いちごの家出(いちご大1・みるく高2)

食卓の上に置いてある書き置きに気づいたのはお昼過ぎのこと。
それはいちごのストライキ宣言だった。
要求はふたつ。
留学したくないということと、英語塾をやめたいということだった。
「塾をやめていいと言ってくれるまで家には帰りません」と書いてある。
友達の家にでも泊まる予定なのだろうか。
いちごが留学する意思がないのは気づいていたので夏前には留学計画自体をほぼ断念し、振り袖のレンタルも申し込んだ。

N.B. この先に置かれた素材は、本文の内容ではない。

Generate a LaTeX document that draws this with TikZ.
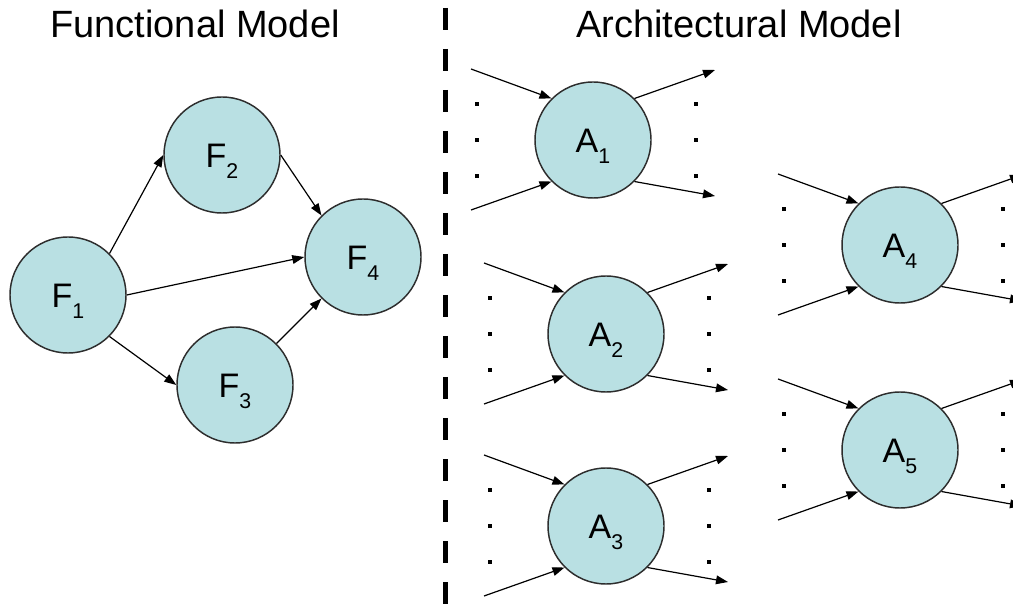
\documentclass[tikz,border=0pt]{standalone}
\usepackage{fontspec}
\setmainfont{Liberation Sans}
\usetikzlibrary{arrows.meta}

\definecolor{nodefill}{RGB}{185,224,227}
\definecolor{nodeline}{RGB}{45,45,45}

% Symbol with a lowered index, e.g. F_1
\newcommand\symidx[2]{\fontsize{25.5}{30}\selectfont #1\raisebox{-8.25pt}{\fontsize{16}{19}\selectfont #2}}

\tikzset{
  blob/.style={circle, draw=nodeline, line width=1.1pt, fill=nodefill,
    minimum size=87pt, inner sep=0pt, text height=18.75pt, text depth=0pt},
  flow/.style={-{Triangle[length=9pt,width=6.5pt]}, line width=0.9pt},
  heading/.style={anchor=base, inner sep=0pt, font=\fontsize{28.5}{34}\selectfont},
  separator/.style={line width=4.2pt, dash pattern=on 16.5pt off 14.25pt},
}

% One architectural block: circle, two inputs, two outputs and dotted gaps
\newcommand\archblock[4]{%
  \node[blob] (#1) at (#2,#3) {\symidx{A}{#4}};
  \coordinate (#1-in1)  at ({#2-122},{#3-71});
  \coordinate (#1-in2)  at ({#2-122},{#3+70});
  \coordinate (#1-out1) at ({#2+122},{#3-70});
  \coordinate (#1-out2) at ({#2+122},{#3+56});
  \draw[flow] (#1-in1) -- (#1.north west);
  \draw[flow] (#1-in2) -- (#1.south west);
  \draw[flow] (#1.north east) -- (#1-out1);
  \draw[flow] (#1.south east) -- (#1-out2);
  \foreach \dy in {-36,0,36}{
    \fill ({#2-117.75},{#3+\dy-1.75}) rectangle +(3.5,3.5);
    \fill ({#2+101.25},{#3+\dy-1.75}) rectangle +(3.5,3.5);
  }%
}

\begin{document}
\begin{tikzpicture}[x=0.75pt,y=-0.75pt]
  \clip (0,0) rectangle (1013,605);
  \fill[white] (0,0) rectangle (1013,605);

  % headings
  \node[heading] (fhead) at (195,38) {Functional Model};
  \node[heading] (ahead) at (739,38) {Architectural Model};

  % separator between the two models
  \coordinate (septop) at (445.5,8);
  \coordinate (sepbot) at (445.5,610);
  \draw[separator] (septop) -- (sepbot);

  % functional model
  \node[blob] (F1) at (68,295)  {\symidx{F}{1}};
  \node[blob] (F2) at (222,155) {\symidx{F}{2}};
  \node[blob] (F3) at (235,385) {\symidx{F}{3}};
  \node[blob] (F4) at (363,257) {\symidx{F}{4}};

  \draw[flow] (F1.north east) -- (F2.west);
  \draw[flow] (F1.east) -- (F4.west);
  \draw[flow] (F1.south east) -- (F3.west);
  \draw[flow] (F2.east) -- (F4.north west);
  \draw[flow] (F3.north east) -- (F4.south west);

  % architectural model
  \archblock{A1}{593}{140}{1}
  \archblock{A2}{606}{334}{2}
  \archblock{A3}{606}{526}{3}
  \archblock{A4}{900}{245}{4}
  \archblock{A5}{900}{450}{5}
\end{tikzpicture}
\end{document}
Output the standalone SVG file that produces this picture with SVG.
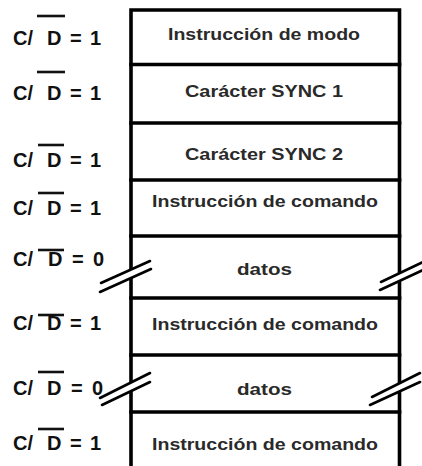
<svg xmlns="http://www.w3.org/2000/svg" width="422" height="466" viewBox="0 0 422 466">
<style>
.frame{stroke:#000;stroke-width:3.6;fill:none;stroke-linecap:square}
.lbl{font-family:"Liberation Sans",Arial,sans-serif;font-weight:bold;font-size:20px;fill:#111}
.ov{stroke:#111;stroke-width:2.6}
.txt{font-family:"Liberation Sans",Arial,sans-serif;font-weight:bold;font-size:17px;fill:#2a2a2a;text-anchor:start}
.brk{stroke:#000;stroke-width:2.6;fill:none;stroke-linecap:round}
.gap{fill:#fff;stroke:none}
</style>
<rect width="422" height="466" fill="#fff"/>
<g id="frame">
<path class="frame" d="M131,466 V10 H399.5 V466"/>
<path class="frame" d="M131,64.5 H399.5 M131,123 H399.5 M131,180 H399.5 M131,236 H399.5 M131,298 H399.5 M131,355 H399.5 M131,412 H399.5"/>
</g>
<g id="row1">
<text class="lbl" y="45"><tspan x="13">C/</tspan><tspan x="47">D</tspan><tspan x="70">=</tspan><tspan x="90">1</tspan></text>
<line class="ov" x1="37" y1="16" x2="65" y2="16"/>
<text class="txt" x="168" y="40" textLength="192" lengthAdjust="spacingAndGlyphs">Instrucción de modo</text>
</g>
<g id="row2">
<text class="lbl" y="100"><tspan x="13">C/</tspan><tspan x="47">D</tspan><tspan x="70">=</tspan><tspan x="90">1</tspan></text>
<line class="ov" x1="37" y1="72" x2="65" y2="72"/>
<text class="txt" x="185" y="97" textLength="158" lengthAdjust="spacingAndGlyphs">Carácter SYNC  1</text>
</g>
<g id="row3">
<text class="lbl" y="167"><tspan x="13">C/</tspan><tspan x="47">D</tspan><tspan x="70">=</tspan><tspan x="90">1</tspan></text>
<line class="ov" x1="38" y1="145" x2="64" y2="145"/>
<text class="txt" x="185" y="160" textLength="158" lengthAdjust="spacingAndGlyphs">Carácter SYNC  2</text>
</g>
<g id="row4">
<text class="lbl" y="215"><tspan x="13">C/</tspan><tspan x="47">D</tspan><tspan x="70">=</tspan><tspan x="90">1</tspan></text>
<line class="ov" x1="38" y1="193" x2="64" y2="193"/>
<text class="txt" x="152" y="207" textLength="226" lengthAdjust="spacingAndGlyphs">Instrucción de comando</text>
</g>
<g id="row5">
<text class="lbl" y="266"><tspan x="13">C/</tspan><tspan x="48">D</tspan><tspan x="72">=</tspan><tspan x="93">0</tspan></text>
<line class="ov" x1="38" y1="250" x2="64" y2="250"/>
<text class="txt" x="237" y="275" textLength="55" lengthAdjust="spacingAndGlyphs">datos</text>
</g>
<g id="row6">
<text class="lbl" y="330"><tspan x="13">C/</tspan><tspan x="47">D</tspan><tspan x="70">=</tspan><tspan x="90">1</tspan></text>
<line class="ov" x1="38" y1="315" x2="64" y2="315"/>
<text class="txt" x="152" y="330" textLength="226" lengthAdjust="spacingAndGlyphs">Instrucción de comando</text>
</g>
<g id="row7">
<text class="lbl" y="395"><tspan x="13">C/</tspan><tspan x="47">D</tspan><tspan x="71">=</tspan><tspan x="92">0</tspan></text>
<line class="ov" x1="38" y1="372" x2="64" y2="372"/>
<text class="txt" x="237" y="395" textLength="55" lengthAdjust="spacingAndGlyphs">datos</text>
</g>
<g id="row8">
<text class="lbl" y="450"><tspan x="13">C/</tspan><tspan x="47">D</tspan><tspan x="70">=</tspan><tspan x="90">1</tspan></text>
<line class="ov" x1="38" y1="429" x2="64" y2="429"/>
<text class="txt" x="152" y="450" textLength="226" lengthAdjust="spacingAndGlyphs">Instrucción de comando</text>
</g>
<g id="connectors">
<polygon class="gap" points="101,283 150,261 151,269 100,292"/>
<line class="brk" x1="101" y1="283" x2="150" y2="261"/>
<line class="brk" x1="100" y1="292" x2="151" y2="269"/>
<polygon class="gap" points="381,282 423,262 423,270 380,290"/>
<line class="brk" x1="381" y1="282" x2="423" y2="262"/>
<line class="brk" x1="380" y1="290" x2="423" y2="270"/>
<polygon class="gap" points="100,398 150,373 150,382 102,405"/>
<line class="brk" x1="100" y1="398" x2="150" y2="373"/>
<line class="brk" x1="102" y1="405" x2="150" y2="382"/>
<polygon class="gap" points="372,397 420,373 420,382 370,405"/>
<line class="brk" x1="372" y1="397" x2="420" y2="373"/>
<line class="brk" x1="370" y1="405" x2="420" y2="382"/>
</g>
</svg>
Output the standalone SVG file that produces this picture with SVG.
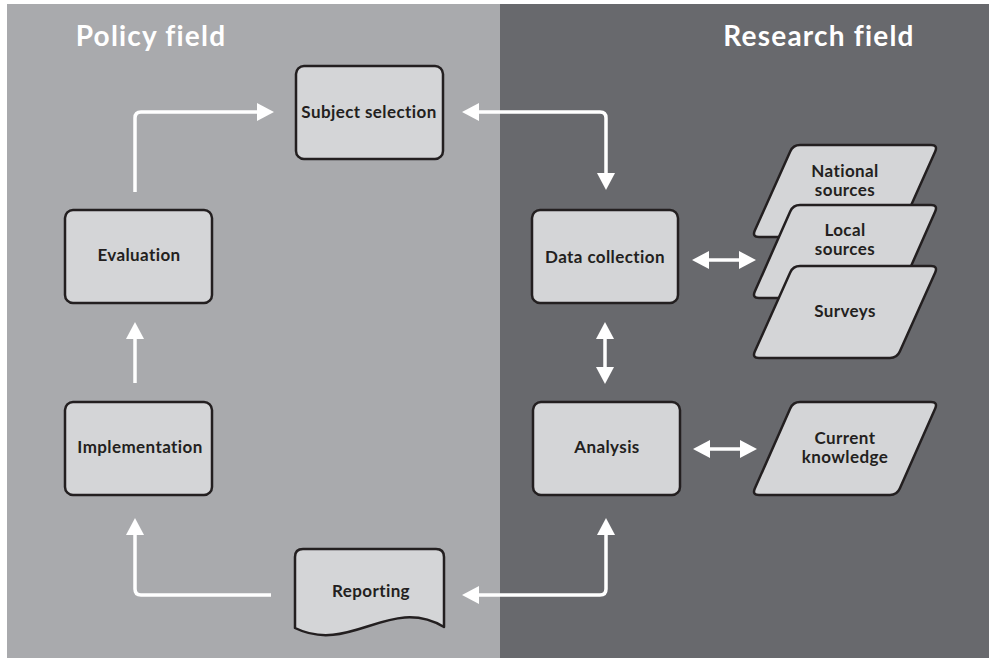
<svg xmlns="http://www.w3.org/2000/svg" width="989" height="658" viewBox="0 0 989 658">
<style>
.node{fill:#d4d5d7;stroke:#231f20;stroke-width:2.5;stroke-linejoin:round}
.lbl{font-family:Lato,"Liberation Sans",sans-serif;font-weight:bold;font-size:17px;fill:#231f20;text-anchor:middle;letter-spacing:0.4px}
.head{font-family:Lato,"Liberation Sans",sans-serif;font-weight:bold;font-size:28px;fill:#ffffff;text-anchor:middle;letter-spacing:1.2px}
.conn{fill:none;stroke:#ffffff;stroke-width:3.5}
</style>
<defs>
<marker id="ah" viewBox="0 0 17 18" refX="0" refY="9" markerWidth="17" markerHeight="18" markerUnits="userSpaceOnUse" orient="auto-start-reverse">
<path d="M0,0 L17,9 L0,18 Z" fill="#ffffff"/>
</marker>
</defs>
<rect x="0" y="0" width="989" height="658" fill="#ffffff"/>
<rect id="policy-panel" x="7" y="4" width="493" height="654" fill="#a9aaad"/>
<rect id="research-panel" x="500" y="4" width="489" height="654" fill="#68696d"/>
<text class="head" x="151" y="46">Policy field</text>
<text class="head" x="819" y="46">Research field</text>

<g id="connectors">
<path class="conn" d="M135,192 V118 Q135,112 141,112 H257" marker-end="url(#ah)"/>
<path class="conn" d="M479,112 H600 Q606,112 606,118 V173" marker-start="url(#ah)" marker-end="url(#ah)"/>
<path class="conn" d="M709,260 H739" marker-start="url(#ah)" marker-end="url(#ah)"/>
<path class="conn" d="M605,339 V367" marker-start="url(#ah)" marker-end="url(#ah)"/>
<path class="conn" d="M710,449 H740" marker-start="url(#ah)" marker-end="url(#ah)"/>
<path class="conn" d="M479,595 H600 Q606,595 606,589 V535" marker-start="url(#ah)" marker-end="url(#ah)"/>
<path class="conn" d="M271,595 H141 Q135,595 135,589 V535" marker-end="url(#ah)"/>
<path class="conn" d="M135,383 V339" marker-end="url(#ah)"/>
</g>

<g id="subject-selection">
<rect class="node" x="296" y="66" width="147" height="93" rx="8"/>
<text class="lbl" x="369" y="118">Subject selection</text>
</g>
<g id="evaluation">
<rect class="node" x="65" y="210" width="147" height="93" rx="8"/>
<text class="lbl" x="139" y="261">Evaluation</text>
</g>
<g id="implementation">
<rect class="node" x="65" y="402" width="147" height="93" rx="8"/>
<text class="lbl" x="140" y="453">Implementation</text>
</g>
<g id="data-collection">
<rect class="node" x="532" y="210" width="146" height="93" rx="8"/>
<text class="lbl" x="605" y="263">Data collection</text>
</g>
<g id="analysis">
<rect class="node" x="533" y="402" width="147" height="93" rx="8"/>
<text class="lbl" x="607" y="453">Analysis</text>
</g>
<g id="reporting">
<path class="node" d="M303,549 H436 Q444,549 444,557 V627 C390,595 350,655 295,628 V557 Q295,549 303,549 Z"/>
<text class="lbl" x="371" y="597">Reporting</text>
</g>
<g id="national-sources">
<path class="node" d="M759,237 H890 Q897,237 899.8,230.6 L935.2,151.4 Q938,145 931,145 H800 Q793,145 790.2,151.4 L754.8,230.6 Q752,237 759,237 Z"/>
<text class="lbl" x="845" y="177">National</text>
<text class="lbl" x="845" y="196">sources</text>
</g>
<g id="local-sources">
<path class="node" d="M759,298 H890 Q897,298 899.8,291.6 L935.2,211.4 Q938,205 931,205 H800 Q793,205 790.2,211.4 L754.8,291.6 Q752,298 759,298 Z"/>
<text class="lbl" x="845" y="236">Local</text>
<text class="lbl" x="845" y="255">sources</text>
</g>
<g id="surveys">
<path class="node" d="M759,358 H890 Q897,358 899.8,351.6 L935.2,272.4 Q938,266 931,266 H800 Q793,266 790.2,272.4 L754.8,351.6 Q752,358 759,358 Z"/>
<text class="lbl" x="845" y="317">Surveys</text>
</g>
<g id="current-knowledge">
<path class="node" d="M759,495 H890 Q897,495 899.8,488.6 L935.2,408.4 Q938,402 931,402 H800 Q793,402 790.2,408.4 L754.8,488.6 Q752,495 759,495 Z"/>
<text class="lbl" x="845" y="444">Current</text>
<text class="lbl" x="845" y="463">knowledge</text>
</g>
</svg>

留学しないのは構わないが、どんな職を選ぶにしても英語力はあった方が良いので塾をやめる件に関しては却下だ。
すでに一年分の授業料を払い込んであるし。
LINEでこちら側の回答を伝え、とりあえず台風がくる前に帰宅するよう促すも返答はなし。
どこに泊まるつもりなのかだけでも連絡するよう伝えるもやはり返事はない。
24時を過ぎ、さすがに近くを探して見るべきだろうかと思った頃、パパの説得に応じたのかいちごが静かに帰宅した。
帰ってきたのなら一安心。
話し合いは明日にして今夜はそっとしておこう。